Kmart’s blue light fades to black as it closes its last large-scale U.S. store
NEW YORK — Attention Kmart shoppers, the end is near!
The former retail giant, known for its Blue Light specials — featuring a flashing blue globe attached to a pole inviting shoppers to a flash sale — is closing its last large-scale store in the Americas.
The store, located in the upscale Bridgehampton, N.Y., Long Island neighborhood, is scheduled to close Oct. 20, according to Denise Rivera, an employee who answered the phone at the store Monday night. The manager was unavailable, she said.
That leaves just one small Kmart store in Miami. The company has a handful of stores in Guam and the U.S. Virgin Islands.
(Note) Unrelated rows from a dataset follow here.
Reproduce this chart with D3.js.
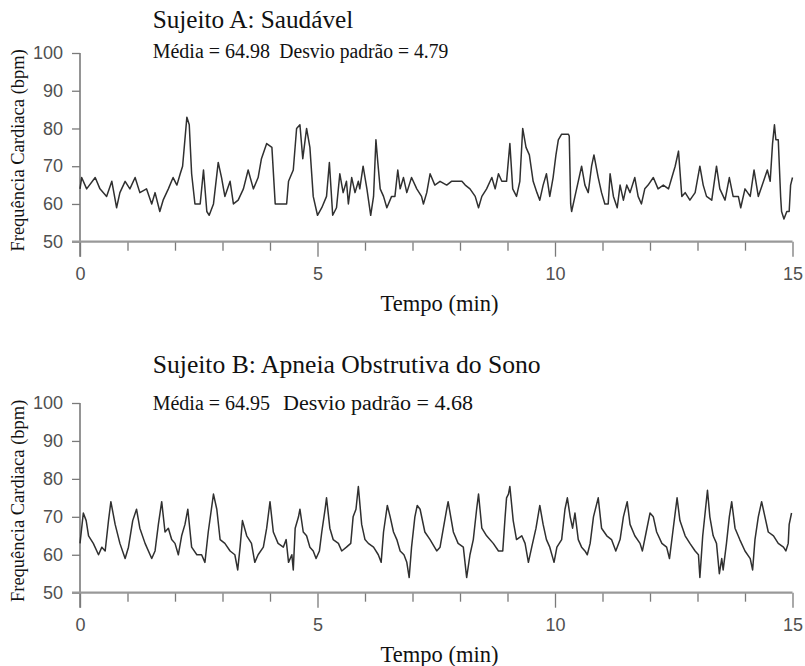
<!DOCTYPE html>
<html>
<head>
<meta charset="utf-8">
<script src="https://cdn.jsdelivr.net/npm/d3@7"></script>
<style>
  body { margin: 0; background: #fff; }
  svg { display: block; }
</style>
</head>
<body>
<div id="chart"></div>
<script>
// ---- data (minutes, bpm) ----
var timeA = [0.00, 0.035, 0.14, 0.32, 0.42, 0.56, 0.67, 0.77, 0.84, 0.95, 1.05, 1.16, 1.26, 1.40, 1.51, 1.58, 1.68, 1.75, 1.86, 1.96,
  2.04, 2.11, 2.16, 2.25, 2.30, 2.35, 2.42, 2.53, 2.60, 2.67, 2.72, 2.81, 2.91, 2.98, 3.05, 3.16, 3.23, 3.33, 3.44, 3.54,
  3.65, 3.75, 3.82, 3.93, 4.04, 4.11, 4.35, 4.39, 4.49, 4.56, 4.63, 4.69, 4.74, 4.77, 4.84, 4.91, 5.00, 5.09, 5.19, 5.25,
  5.32, 5.40, 5.47, 5.54, 5.61, 5.65, 5.72, 5.79, 5.86, 5.89, 5.96, 6.04, 6.12, 6.18, 6.23, 6.27, 6.32, 6.39, 6.46, 6.56,
  6.63, 6.69, 6.74, 6.81, 6.88, 6.98, 7.09, 7.19, 7.23, 7.30, 7.37, 7.47, 7.58, 7.72, 7.82, 7.93, 8.04, 8.11, 8.21, 8.32,
  8.39, 8.46, 8.56, 8.67, 8.74, 8.81, 8.88, 8.98, 9.05, 9.11, 9.19, 9.26, 9.32, 9.39, 9.46, 9.54, 9.62, 9.68, 9.75, 9.82,
  9.89, 9.96, 10.02, 10.07, 10.14, 10.28, 10.30, 10.33, 10.35, 10.42, 10.49, 10.56, 10.63, 10.70, 10.77, 10.82, 10.91, 10.98, 11.05, 11.12,
  11.16, 11.23, 11.31, 11.37, 11.44, 11.51, 11.58, 11.68, 11.75, 11.82, 11.89, 11.96, 12.07, 12.17, 12.28, 12.39, 12.46, 12.53, 12.60, 12.67,
  12.74, 12.84, 12.95, 13.05, 13.12, 13.19, 13.30, 13.40, 13.47, 13.58, 13.67, 13.75, 13.86, 13.91, 14.00, 14.11, 14.19, 14.28, 14.39, 14.47,
  14.53, 14.58, 14.62, 14.65, 14.70, 14.75, 14.77, 14.82, 14.88, 14.93, 14.96, 15.00];
var hrA = [64, 67, 64, 67, 64, 62, 66, 59, 63, 66, 64, 67, 63, 64, 60, 63, 58, 61, 64, 67,
  65, 68, 70, 83, 81, 68, 60, 60, 69, 58, 57, 60, 71, 67, 62, 66, 60, 61, 64, 69,
  64, 67, 72, 76, 75, 60, 60, 66, 69, 80, 81, 72, 77, 80, 75, 62, 57, 59, 62, 71,
  57, 59, 68, 63, 66, 60, 67, 63, 66, 64, 70, 64, 57, 62, 77, 71, 64, 62, 59, 62,
  62, 69, 64, 67, 63, 67, 64, 62, 60, 63, 68, 65, 66, 65, 66, 66, 66, 65, 64, 62,
  59, 62, 64, 67, 64, 68, 66, 66, 76, 64, 62, 66, 80, 75, 73, 66, 63, 61, 65, 68,
  62, 67, 73, 77, 78.5, 78.5, 78, 60, 58, 62, 66, 70, 65, 63, 70, 73, 67, 63, 60, 60,
  68, 62, 59, 65, 61, 65, 63, 67, 62, 60, 64, 65, 67, 64, 65, 64, 67, 70, 74, 62,
  63, 61, 63, 70, 65, 62, 61, 70, 64, 61, 67, 62, 62, 59, 64, 62, 69, 62, 66, 69,
  66, 76, 81, 77, 77, 62, 58, 56, 58, 58, 65, 67];

var timeB = [0.00, 0.07, 0.13, 0.18, 0.28, 0.39, 0.46, 0.53, 0.60, 0.65, 0.74, 0.84, 0.95, 1.02, 1.11, 1.19, 1.26, 1.37, 1.51, 1.58,
  1.65, 1.72, 1.79, 1.86, 1.93, 2.00, 2.07, 2.14, 2.21, 2.27, 2.35, 2.46, 2.56, 2.63, 2.70, 2.81, 2.88, 2.95, 3.05, 3.16,
  3.26, 3.32, 3.37, 3.42, 3.51, 3.61, 3.68, 3.75, 3.86, 3.93, 4.00, 4.07, 4.17, 4.28, 4.34, 4.39, 4.46, 4.49, 4.53, 4.60,
  4.63, 4.70, 4.77, 4.84, 4.91, 4.97, 5.04, 5.09, 5.16, 5.19, 5.26, 5.33, 5.44, 5.51, 5.61, 5.70, 5.75, 5.81, 5.86, 5.93,
  6.00, 6.07, 6.18, 6.28, 6.34, 6.39, 6.47, 6.53, 6.60, 6.67, 6.74, 6.82, 6.88, 6.93, 6.98, 7.05, 7.10, 7.16, 7.26, 7.37,
  7.51, 7.58, 7.65, 7.72, 7.75, 7.86, 7.96, 8.07, 8.14, 8.21, 8.28, 8.35, 8.39, 8.46, 8.56, 8.70, 8.81, 8.90, 8.95, 8.98,
  9.02, 9.05, 9.12, 9.19, 9.30, 9.37, 9.44, 9.51, 9.60, 9.68, 9.75, 9.82, 9.89, 9.98, 10.04, 10.14, 10.21, 10.26, 10.32, 10.37,
  10.42, 10.49, 10.56, 10.63, 10.68, 10.74, 10.81, 10.91, 10.98, 11.09, 11.19, 11.28, 11.37, 11.44, 11.52, 11.58, 11.68, 11.79, 11.84, 11.92,
  12.00, 12.07, 12.14, 12.25, 12.35, 12.41, 12.48, 12.57, 12.63, 12.74, 12.84, 12.95, 13.02, 13.05, 13.11, 13.21, 13.26, 13.33, 13.40, 13.46,
  13.51, 13.54, 13.61, 13.67, 13.72, 13.79, 13.89, 14.00, 14.11, 14.16, 14.21, 14.28, 14.35, 14.42, 14.49, 14.60, 14.70, 14.81, 14.86, 14.91,
  14.93, 14.98];
var hrB = [63, 71, 69, 65, 63, 60, 62, 61, 69, 74, 68, 63, 59, 62, 69, 72, 67, 63, 59, 61,
  68, 74, 66, 67, 64, 63, 60, 65, 68, 72, 62, 60, 60, 58, 66, 76, 72, 64, 63, 61,
  60, 56, 62, 69, 65, 63, 58, 60, 62, 67, 74, 66, 63, 62, 64, 58, 60, 56, 67, 70,
  72, 66, 65, 62, 61, 59, 61, 66, 72, 75, 67, 64, 63, 61, 62, 63, 70, 72, 78, 68,
  64, 63, 62, 60, 58, 66, 73, 70, 66, 64, 61, 60, 58, 54, 62, 70, 73, 72, 66, 64,
  61, 62, 67, 72, 74, 66, 63, 62, 54, 60, 64, 72, 76, 67, 65, 63, 61, 61, 70, 75,
  76, 78, 69, 64, 65, 63, 58, 62, 67, 73, 68, 64, 62, 58, 62, 64, 72, 75, 70, 67,
  71, 64, 62, 61, 60, 63, 70, 75, 67, 65, 64, 61, 64, 70, 74, 68, 65, 63, 61, 66,
  71, 70, 66, 63, 62, 59, 66, 75, 69, 65, 63, 61, 60, 54, 65, 77, 70, 65, 63, 55,
  59, 56, 63, 70, 74, 67, 64, 61, 59, 56, 64, 70, 74, 70, 66, 65, 63, 62, 61, 63,
  68, 71];

var yTicks = [50, 60, 70, 80, 90, 100];
var xLabels = [0, 5, 10, 15];
var xMinutes = d3.range(0, 16);
var titles = ["Sujeito A: Saudável", "Sujeito B: Apneia Obstrutiva do Sono"];
var means = ["64.98", "64.95"];
var sds = ["4.79", "4.68"];

var width = 805;
var height = 666;

var svg = d3.select("#chart")
  .append("svg")
  .attr("width", width)
  .attr("height", height);

var serif = "'Liberation Serif', 'Times New Roman', serif";
var sans = "'Liberation Sans', Arial, sans-serif";
var axisColor = "#7a7a7a";
var labelColor = "#505050";
var lineColor = "#303030";

// layout of the two panels
var panels = [
  { time: timeA, hr: hrA, top: 53, bottom: 241.7, titleY: 28.3, titleW: 200.6, statsY: 58.3, devX: 279.3, devW: 169 },
  { time: timeB, hr: hrB, top: 403, bottom: 592.7, titleY: 373.3, titleW: 388, statsY: 410, devX: 283, devW: 190 }
];

var x = d3.scaleLinear().domain([0, 15]).range([80, 792.5]);

panels.forEach(function (p, i) {
  var y = d3.scaleLinear().domain([50, 100]).range([p.bottom, p.top]);
  var g = svg.append("g");

  // title + stats
  g.append("text")
    .attr("x", 152.7)
    .attr("y", p.titleY)
    .attr("font-family", serif)
    .attr("font-size", 25)
    .attr("fill", "#111")
    .attr("textLength", p.titleW)
    .attr("lengthAdjust", "spacingAndGlyphs")
    .text(titles[i]);

  g.append("text")
    .attr("x", 152.7)
    .attr("y", p.statsY)
    .attr("font-family", serif)
    .attr("font-size", 20)
    .attr("fill", "#111")
    .text("Média = " + means[i]);

  g.append("text")
    .attr("x", p.devX)
    .attr("y", p.statsY)
    .attr("font-family", serif)
    .attr("font-size", 20)
    .attr("fill", "#111")
    .attr("textLength", p.devW)
    .attr("lengthAdjust", "spacingAndGlyphs")
    .text("Desvio padrão = " + sds[i]);

  // y axis
  var yAxis = g.append("g")
    .attr("transform", "translate(80,0)")
    .call(d3.axisLeft(y).tickValues(yTicks).tickSize(8).tickPadding(9));
  yAxis.select(".domain").remove();
  yAxis.selectAll("line").attr("stroke", axisColor).attr("stroke-width", 1.3);
  yAxis.selectAll("text")
    .attr("font-family", sans)
    .attr("font-size", 18)
    .attr("fill", labelColor);

  g.append("line")
    .attr("x1", 80).attr("x2", 80)
    .attr("y1", y(100)).attr("y2", p.bottom + 15)
    .attr("stroke", axisColor)
    .attr("stroke-width", 1.6);

  // x axis
  var xAxis = g.append("g")
    .attr("transform", "translate(0," + p.bottom + ")")
    .call(d3.axisBottom(x).tickValues(xMinutes).tickSize(9).tickPadding(17)
      .tickFormat(function (d) { return xLabels.indexOf(d) >= 0 ? d : ""; }));
  xAxis.select(".domain").remove();
  xAxis.selectAll("line")
    .attr("stroke", axisColor)
    .attr("stroke-width", 1.3)
    .attr("y2", function (d) { return xLabels.indexOf(d) >= 0 ? 15 : 9; });
  xAxis.selectAll("text")
    .attr("font-family", sans)
    .attr("font-size", 18)
    .attr("fill", labelColor);

  g.append("line")
    .attr("x1", 72).attr("x2", x(15))
    .attr("y1", p.bottom).attr("y2", p.bottom)
    .attr("stroke", "#999")
    .attr("stroke-width", 2.2);

  // axis titles
  g.append("text")
    .attr("transform", "translate(24," + ((p.top + p.bottom) / 2 + 3) + ") rotate(-90)")
    .attr("text-anchor", "middle")
    .attr("font-family", serif)
    .attr("font-size", 18.5)
    .attr("fill", "#111")
    .text("Frequência Cardiaca (bpm)");

  g.append("text")
    .attr("x", 439.5)
    .attr("y", p.bottom + 69.3)
    .attr("text-anchor", "middle")
    .attr("font-family", serif)
    .attr("font-size", 22.5)
    .attr("fill", "#111")
    .text("Tempo (min)");

  // heart-rate trace
  var line = d3.line()
    .x(function (d) { return x(d[0]); })
    .y(function (d) { return y(d[1]); });

  g.append("path")
    .datum(d3.zip(p.time, p.hr))
    .attr("d", line)
    .attr("fill", "none")
    .attr("stroke", lineColor)
    .attr("stroke-width", 1.5)
    .attr("stroke-linejoin", "round");
});
</script>
</body>
</html>
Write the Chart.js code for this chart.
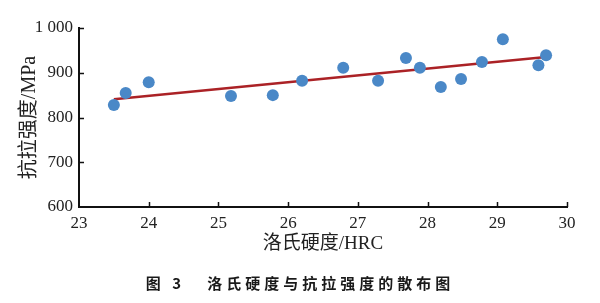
<!DOCTYPE html>
<html>
<head>
<meta charset="utf-8">
<script src="https://cdn.jsdelivr.net/npm/chart.js@4/dist/chart.umd.min.js"></script>
<style>
    html, body { margin: 0; padding: 0; background: #fff; }
    #wrap { position: relative; width: 600px; height: 303px; }
    #caption {
        position: absolute; left: 0; width: 600px; top: 272px;
        text-align: center; font: bold 15px "Noto Sans CJK SC", sans-serif;
        letter-spacing: 4px; color: #1a1a1a;
    }
</style>
</head>
<body>
<div id="wrap">
    <canvas id="chart" width="600" height="303"></canvas>
    <div id="caption">图 3&nbsp;&nbsp;&nbsp;洛氏硬度与抗拉强度的散布图</div>
</div>
<script>
"use strict";

// measured points: Rockwell hardness (HRC) vs tensile strength (MPa)
const hardness = [23.5, 23.67, 24.0, 25.18, 25.78, 26.2, 26.79, 27.29, 27.69, 27.89, 28.19, 28.48, 28.78, 29.08, 29.59, 29.7];
const strength = [828, 855, 879, 848, 850, 882, 911, 882, 933, 911, 868, 886, 924, 975, 917, 939];

// fitted line end points
const fitX = [23.5, 29.7];
const fitY = [841, 935];

const xTicks = [23, 24, 25, 26, 27, 28, 29, 30];
const yTicks = [600, 700, 800, 900, 1000];

const serif = '"Liberation Serif", "Noto Sans CJK SC", serif';

/* --- inward tick marks --- */
const innerTicks = {
    id: "innerTicks",
    afterDraw(chart) {
        const { ctx, chartArea, scales } = chart;
        ctx.save();
        ctx.strokeStyle = "#111";
        ctx.lineWidth = 1.5;
        ctx.beginPath();
        xTicks.slice(1).forEach(v => {
            const px = Math.round(scales.x.getPixelForValue(v)) + 0.5;
            ctx.moveTo(px, chartArea.bottom);
            ctx.lineTo(px, chartArea.bottom - 5);
        });
        yTicks.slice(1).forEach(v => {
            const py = Math.round(scales.y.getPixelForValue(v)) + 0.5;
            ctx.moveTo(chartArea.left, py);
            ctx.lineTo(chartArea.left + 5, py);
        });
        ctx.stroke();
        ctx.restore();
    }
};

new Chart(document.getElementById("chart"), {
    type: "scatter",
    data: {
        datasets: [
            {
                label: "实测值",
                data: hardness.map((h, i) => ({ x: h, y: strength[i] })),
                backgroundColor: "#4a88c7",
                borderWidth: 0,
                pointRadius: 6
            },
            {
                label: "拟合线",
                data: fitX.map((h, i) => ({ x: h, y: fitY[i] })),
                showLine: true,
                borderColor: "#ab2226",
                borderWidth: 2.5,
                pointRadius: 0
            }
        ]
    },
    options: {
        responsive: false,
        animation: false,
        layout: { padding: { left: 0, right: 33, top: 28, bottom: 41 } },
        plugins: { legend: { display: false }, tooltip: { enabled: false } },
        scales: {
            x: {
                type: "linear",
                min: 23, max: 30,
                afterFit: s => { s.height = 55; },
                afterBuildTicks: s => { s.ticks = xTicks.map(v => ({ value: v })); },
                grid: { display: false, drawTicks: false },
                border: { display: true, color: "#111", width: 2 },
                ticks: { color: "#222", padding: 6, font: { family: serif, size: 17 } },
                title: {
                    display: true, text: "洛氏硬度/HRC", color: "#222",
                    font: { family: serif, size: 19 }, padding: { top: 0, bottom: 7 }
                }
            },
            y: {
                min: 600, max: 1000,
                afterFit: s => { s.width = 79; },
                afterBuildTicks: s => { s.ticks = yTicks.map(v => ({ value: v })); },
                grid: { display: false, drawTicks: false },
                border: { display: true, color: "#111", width: 2 },
                ticks: {
                    color: "#222", padding: 6, font: { family: serif, size: 17 },
                    callback: v => v >= 1000 ? "1 000" : String(v)
                },
                title: {
                    display: true, text: "抗拉强度/MPa", color: "#222",
                    font: { family: serif, size: 20 }, padding: { top: 18, bottom: 0 }
                }
            }
        }
    },
    plugins: [innerTicks]
});
</script>
</body>
</html>
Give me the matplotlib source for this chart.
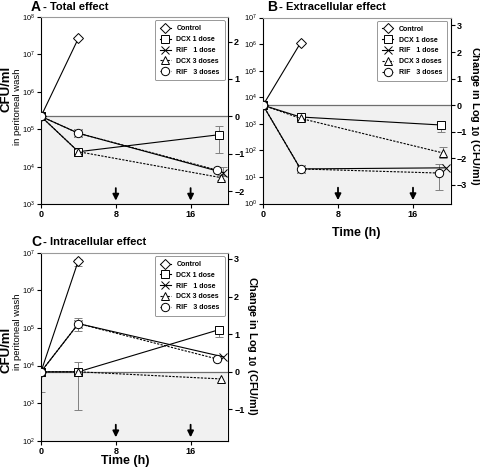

Transformco, the company that bought the assets of Sears and Kmart during the 2019 bankruptcy of Sears Holdings, did not immediately respond to an email seeking comment.
At its peak, there were more than 2,000 Kmarts in the United States.
Faced with competition from Walmart’s low prices and Target’s trendier offerings, Kmart filed for Chapter 11 bankruptcy protection in early 2002 – becoming the largest U.S. retailer to do so – and announced the closure of more than 250 stores.
A few years later, hedge fund executive Edward Lampert merged Sears and Kmart and vowed to return them to their former greatness. But the 2008 recession and Amazon’s growing dominance helped derail that mission. Sears filed for bankruptcy protection in 2018 and it now has only a handful of stores left in the United States, where it once had thousands.